A quelques jours du début du procès, le magazine alémanique Weltwoche, qui suit l’affaire Holenweger depuis ses débuts et qui avait révélé l’existence et l’engagement de Ramos voulue par le MPC, vient de publier des extraits de procès-verbaux confidentiels.

Des documents compromettant pour le Parquet de la Confédération et son directeur, Erwin Beyeler, puisqu’ils tendent à prouver l’existence d’une corrélation entre l’affaire jugée à Bellinzone et les «services» rendus par Ramos.

Avant de reprendre la direction du Parquet, Erwin Beyeler avait été à la tête de la police judiciaire fédérale, et partant, impliqué dans l’opération d’infiltration du trafiquant colombien voulue par l’ancien procureur Valentin Roschacher et qui avait conduit à la mise à l’écart de ce magistrat, aujourd’hui reconverti à la peinture.

Pour rappel, l’affaire Ramos-Roschacher avait aussi contribué à l’éviction du ministre de la Justice Christoph Blocher. Ce dernier avait ouvertement été accusé de complot par la commission de gestion de la Chambre basse, présidée à l’époque par la députée Saint-Galloise Lucrezia Meier-Schatz.

Vers un nouveau camouflet?

La commission avait estimé qu’un complot avait été mis en place pour évincer le procureur général, Valentin Roschacher et que le ministre Christoph Blocher y avait participé. Aucune preuve ou faisceau d’indices concret n’avait néanmoins pu être démontré par les auteurs de cette thèse.

Si, au terme de ce procès, qui devrait durer une semaine, la Cour du TPF, présidée par le juge Peter Pop, devait conclure à l’innocence du prévenu, le verdict pourrait résonner comme un énième camouflet sonore pour le MPC.

Doté d’effectifs renforcés et de nouvelles compétences en matière de crime organisé et de délits économiques le premier janvier 2002, le Ministère public de la Confédération a enchainé les défaites jusqu’ici.

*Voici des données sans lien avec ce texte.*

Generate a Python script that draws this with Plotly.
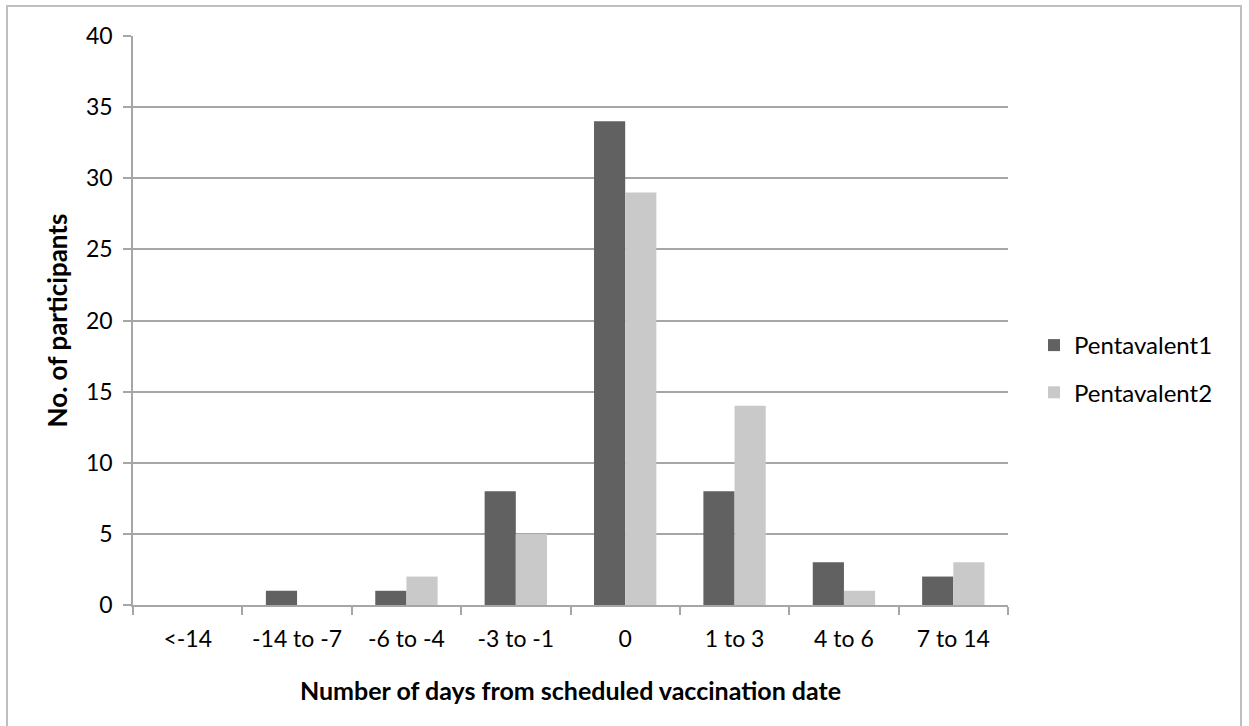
import plotly.graph_objects as go

categories = ["<-14", "-14 to -7", "-6 to -4", "-3 to -1", "0", "1 to 3", "4 to 6", "7 to 14"]
penta1 = [0, 1, 1, 8, 34, 8, 3, 2]
penta2 = [0, 0, 2, 5, 29, 14, 1, 3]
y_ticks = [0, 5, 10, 15, 20, 25, 30, 35, 40]

FONT = "Lato"
W, H = 1249, 726
L, R, T, B = 133, 241, 36, 121
pw, ph = W - L - R, H - T - B

fig = go.Figure()
fig.add_trace(go.Bar(name="Pentavalent1", x=categories, y=penta1,
                     marker=dict(color="#616161", line=dict(width=0)),
                     legendgroup="a"))
fig.add_trace(go.Bar(name="Pentavalent2", x=categories, y=penta2,
                     marker=dict(color="#c9c9c9", line=dict(width=0)),
                     legendgroup="b"))

def px_x(x):
    return (x - L) / pw

def px_y(y):
    return 1 - (y - T) / ph

fig.add_shape(type="rect", xref="paper", yref="paper",
              x0=px_x(7), x1=px_x(1241), y0=px_y(740), y1=px_y(6),
              line=dict(color="#bfbfbf", width=2), fillcolor="rgba(0,0,0,0)", layer="below")

fig.update_layout(
    width=W, height=H,
    margin=dict(l=L, r=R, t=T, b=B, autoexpand=False),
    paper_bgcolor="white", plot_bgcolor="white",
    barmode="group", bargap=0.43, bargroupgap=0,
    font=dict(family=FONT, color="#000000", size=23),
    showlegend=True,
    legend=dict(x=px_x(1034), y=px_y(369), xanchor="left", yanchor="middle",
                font=dict(size=24, family=FONT), traceorder="grouped",
                tracegroupgap=13, bgcolor="rgba(0,0,0,0)", itemwidth=30),
    xaxis=dict(
        title=dict(text="<b>Number of days from scheduled vaccination date</b>",
                   font=dict(size=25, family=FONT), standoff=31),
        showline=True, linecolor="#a6a6a6", linewidth=1.5,
        ticks="outside", tickson="boundaries", ticklen=8, tickcolor="#a6a6a6", tickwidth=1.5,
        tickfont=dict(size=23, family=FONT), showgrid=False, ticklabelstandoff=13,
    ),
    yaxis=dict(
        title=dict(text="<b>No. of participants</b>", font=dict(size=26, family=FONT), standoff=11),
        range=[0, 40], tickvals=y_ticks, ticktext=[str(v) for v in y_ticks],
        showline=True, linecolor="#a6a6a6", linewidth=1.5,
        ticks="outside", ticklen=8, tickcolor="#a6a6a6", tickwidth=1.5,
        showgrid=True, gridcolor="#a6a6a6", gridwidth=1.5,
        zeroline=False, tickfont=dict(size=23, family=FONT), ticklabelstandoff=6,
    ),
)

fig.write_html("out.html", config={"displayModeBar": False},
               post_script="document.body.style.margin='0';document.body.style.overflow='hidden';")
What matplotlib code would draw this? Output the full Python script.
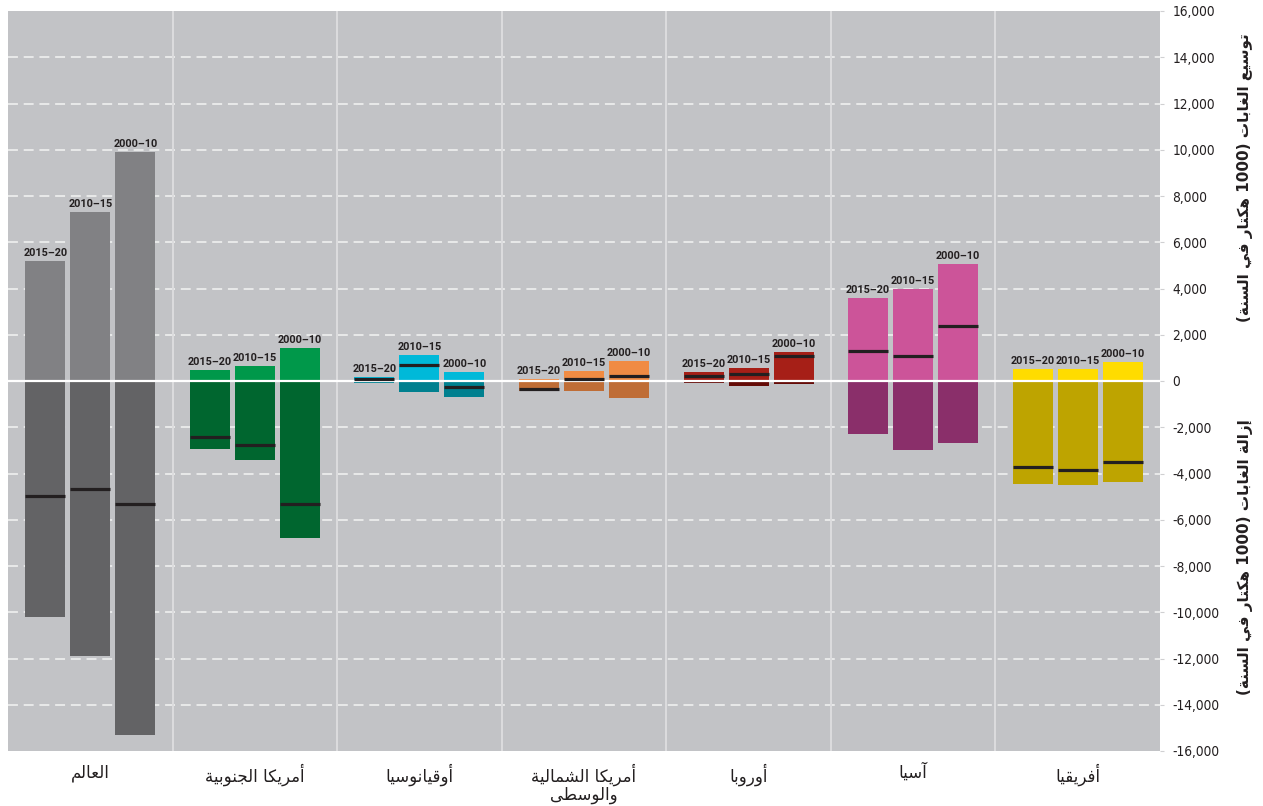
import re
import numpy as np
import matplotlib
matplotlib.use("Agg")
import matplotlib.pyplot as plt

# ---------------- data ----------------
regions = ['العالم', 'أمريكا الجنوبية', 'أوقيانوسيا', 'أمريكا الشمالية\nوالوسطى',
           'أوروبا', 'آسيا', 'أفريقيا']
periods = ['2015–20', '2010–15', '2000–10']

expansion_world = [5200, 7300, 9900]
expansion_south_america = [480, 650, 1430]
expansion_oceania = [170, 1130, 390]
expansion_nc_america = [100, 430, 870]
expansion_europe = [390, 570, 1260]
expansion_asia = [3570, 3960, 5040]
expansion_africa = [500, 500, 830]

deforest_world = [-10200, -11900, -15300]
deforest_south_america = [-2950, -3430, -6780]
deforest_oceania = [-70, -480, -680]
deforest_nc_america = [-450, -430, -740]
deforest_europe = [-90, -220, -120]
deforest_asia = [-2280, -2970, -2700]
deforest_africa = [-4460, -4500, -4370]

net_world = [-4960, -4680, -5300]
net_south_america = [-2400, -2780, -5300]
net_oceania = [90, 680, -270]
net_nc_america = [-360, 100, 200]
net_europe = [230, 290, 1090]
net_asia = [1300, 1060, 2400]
net_africa = [-3740, -3870, -3500]

yticks = list(range(-16000, 16001, 2000))
ylabel_top = 'توسيع الغابات (1000 هكتار في السنة)'
ylabel_bottom = 'إزالة الغابات (1000 هكتار في السنة)'

expansion = [expansion_world, expansion_south_america, expansion_oceania,
             expansion_nc_america, expansion_europe, expansion_asia, expansion_africa]
deforest = [deforest_world, deforest_south_america, deforest_oceania,
            deforest_nc_america, deforest_europe, deforest_asia, deforest_africa]
net = [net_world, net_south_america, net_oceania, net_nc_america,
       net_europe, net_asia, net_africa]

col_exp = ['#818184', '#00984a', '#00b9d9', '#f08b43', '#a61f17', '#cc5499', '#ffdc00']
col_def = ['#636365', '#00662f', '#00808f', '#bf6d36', '#640b07', '#8a2f6a', '#bea400']

# ---------------- minimal Arabic shaping ----------------
_F = {
    '\u0621': ('\uFE80', None, None, None),
    '\u0622': ('\uFE81', '\uFE82', None, None),
    '\u0623': ('\uFE83', '\uFE84', None, None),
    '\u0624': ('\uFE85', '\uFE86', None, None),
    '\u0625': ('\uFE87', '\uFE88', None, None),
    '\u0626': ('\uFE89', '\uFE8A', '\uFE8B', '\uFE8C'),
    '\u0627': ('\uFE8D', '\uFE8E', None, None),
    '\u0628': ('\uFE8F', '\uFE90', '\uFE91', '\uFE92'),
    '\u0629': ('\uFE93', '\uFE94', None, None),
    '\u062A': ('\uFE95', '\uFE96', '\uFE97', '\uFE98'),
    '\u062B': ('\uFE99', '\uFE9A', '\uFE9B', '\uFE9C'),
    '\u062C': ('\uFE9D', '\uFE9E', '\uFE9F', '\uFEA0'),
    '\u062D': ('\uFEA1', '\uFEA2', '\uFEA3', '\uFEA4'),
    '\u062E': ('\uFEA5', '\uFEA6', '\uFEA7', '\uFEA8'),
    '\u062F': ('\uFEA9', '\uFEAA', None, None),
    '\u0630': ('\uFEAB', '\uFEAC', None, None),
    '\u0631': ('\uFEAD', '\uFEAE', None, None),
    '\u0632': ('\uFEAF', '\uFEB0', None, None),
    '\u0633': ('\uFEB1', '\uFEB2', '\uFEB3', '\uFEB4'),
    '\u0634': ('\uFEB5', '\uFEB6', '\uFEB7', '\uFEB8'),
    '\u0635': ('\uFEB9', '\uFEBA', '\uFEBB', '\uFEBC'),
    '\u0636': ('\uFEBD', '\uFEBE', '\uFEBF', '\uFEC0'),
    '\u0637': ('\uFEC1', '\uFEC2', '\uFEC3', '\uFEC4'),
    '\u0638': ('\uFEC5', '\uFEC6', '\uFEC7', '\uFEC8'),
    '\u0639': ('\uFEC9', '\uFECA', '\uFECB', '\uFECC'),
    '\u063A': ('\uFECD', '\uFECE', '\uFECF', '\uFED0'),
    '\u0641': ('\uFED1', '\uFED2', '\uFED3', '\uFED4'),
    '\u0642': ('\uFED5', '\uFED6', '\uFED7', '\uFED8'),
    '\u0643': ('\uFED9', '\uFEDA', '\uFEDB', '\uFEDC'),
    '\u0644': ('\uFEDD', '\uFEDE', '\uFEDF', '\uFEE0'),
    '\u0645': ('\uFEE1', '\uFEE2', '\uFEE3', '\uFEE4'),
    '\u0646': ('\uFEE5', '\uFEE6', '\uFEE7', '\uFEE8'),
    '\u0647': ('\uFEE9', '\uFEEA', '\uFEEB', '\uFEEC'),
    '\u0648': ('\uFEED', '\uFEEE', None, None),
    '\u0649': ('\uFEEF', '\uFEF0', None, None),
    '\u064A': ('\uFEF1', '\uFEF2', '\uFEF3', '\uFEF4'),
}
_LA = {'\u0622': ('\uFEF5', '\uFEF6'), '\u0623': ('\uFEF7', '\uFEF8'),
       '\u0625': ('\uFEF9', '\uFEFA'), '\u0627': ('\uFEFB', '\uFEFC')}


def _joins_next(c):
    return c in _F and _F[c][2] is not None


def _joins_prev(c):
    return c in _F and _F[c][1] is not None


def _shape_line(s):
    out = []
    i = 0
    n = len(s)
    while i < n:
        c = s[i]
        prev = s[i - 1] if i > 0 else ''
        nxt = s[i + 1] if i + 1 < n else ''
        if c == '\u0644' and nxt in _LA:
            out.append(_LA[nxt][1] if _joins_next(prev) else _LA[nxt][0])
            i += 2
            continue
        if c in _F:
            jp = _joins_next(prev) and _joins_prev(c)
            jn = _joins_next(c) and _joins_prev(nxt)
            iso, fin, ini, med = _F[c]
            if jp and jn:
                out.append(med)
            elif jp:
                out.append(fin)
            elif jn:
                out.append(ini)
            else:
                out.append(iso)
        else:
            out.append(c)
        i += 1
    r = ''.join(out)[::-1]
    r = re.sub(r'[0-9][0-9,.]*[0-9]|[0-9]', lambda m: m.group(0)[::-1], r)
    r = r.translate(str.maketrans({'(': ')', ')': '('}))
    return r


def ar(text):
    return '\n'.join(_shape_line(l) for l in text.split('\n'))


# ---------------- figure ----------------
W, H = 1263, 806
fig = plt.figure(figsize=(W / 100, H / 100), dpi=100)
fig.patch.set_facecolor('white')
ax = fig.add_axes([8 / W, 1 - 751 / H, (1160 - 8) / W, (751 - 11) / H])
ax.set_facecolor('#c2c3c6')
ax.set_xlim(0, len(regions))
ax.set_ylim(-16000, 16000)

for sp in ax.spines.values():
    sp.set_visible(False)

# grid lines
for t in yticks:
    if t == 0 or abs(t) == 16000:
        continue
    ax.axhline(t, color='#ececec', lw=1.3, ls=(0, (5.5, 3.2)), zorder=1)
for k in range(1, len(regions)):
    ax.axvline(k, color='#dcdcde', lw=1.4, zorder=1)

bw = 40 / 164.6
off = 45 / 164.6
for i in range(len(regions)):
    for j in range(len(periods)):
        x = i + 0.5 + (j - 1) * off
        ax.bar(x, expansion[i][j], width=bw, color=col_exp[i], zorder=3, linewidth=0)
        ax.bar(x, deforest[i][j], width=bw, color=col_def[i], zorder=3, linewidth=0)
        ax.plot([x - bw / 2, x + bw / 2], [net[i][j], net[i][j]], color='#231f20',
                lw=2.3, solid_capstyle='butt', zorder=5)
        ax.annotate(periods[j], (x, expansion[i][j]), xytext=(0, 2.2),
                    textcoords='offset points', ha='center', va='bottom',
                    fontsize=7.8, fontweight='bold', color='#231f20',
                    family='Roboto', zorder=6)

ax.axhline(0, color='white', lw=1.6, zorder=4)

# y axis on right
ax.yaxis.tick_right()
ax.set_yticks(yticks, labels=[f'{t:,}' for t in yticks])
ax.tick_params(axis='y', length=3, color='#d0d0d2', pad=6, labelsize=9.8,
               labelcolor='#231f20')
for lab in ax.get_yticklabels():
    lab.set_family('DejaVu Sans')
    lab.set_fontstretch('condensed')
ax.set_xticks([])

# category labels
for i, name in enumerate(regions):
    ax.annotate(ar(name), (i + 0.5, 0), xycoords=('data', 'axes fraction'),
                xytext=(0, -9), textcoords='offset points', ha='center', va='top',
                fontsize=12, family='DejaVu Sans', color='#231f20',
                linespacing=1.0)

# y axis titles
fig.text(1245 / W, 1 - 178 / H, ar(ylabel_top), rotation=90, ha='center', va='center',
         fontsize=11, fontweight='bold', family='DejaVu Sans', color='#231f20')
fig.text(1245 / W, 1 - 557 / H, ar(ylabel_bottom), rotation=90, ha='center', va='center',
         fontsize=11, fontweight='bold', family='DejaVu Sans', color='#231f20')

fig.savefig('out.png', dpi=100, facecolor='white')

Et à la veille de ce retentissant procès, la pression ne cesse de monter.

L’instruction a été ouverte en 2003.

Près de 8 ans d’enquête, plus de 100 classeurs fédéraux, sont résumés dans un acte d’accusation de 61 pages, paraphé par le procureur Lienhard Ochsner.

Avant même d’être jugée, l’affaire Holenweger aura déjà coûté quelque 15 millions de francs au contribuable.

C’est le montant estimé par l’hebdomadaire Sonntag et qu’ont coûté les salaires des quelques 200 personnes et fonctionnaires mobilisés par l’instruction.

Une somme trois fois supérieure au frais engendrés par l’effondrement de l’empire financier de Werner K. Rey.

Si la Cour du TPF ne retient pas les chefs d’accusation contre le banquier zurichois, celui-ci pourrait alors demander des dédommagements pour les torts subis.

Ce dernier a laissé entendre avoir dépensé plus d’un million de francs pour assurer sa défense jusqu’ici.

Parmi les nombreux coups de théâtre qui ont marqué cette affaire, il y a eu le départ du juge d’instruction chargé de l’affaire, Ernst Roduner.

Victime d’un surmenage psychologique, le magistrat s’était adressé à lui-même un

faux fax de menaces

. Il avait été contraint de quitter ses fonctions après avoir été condamné.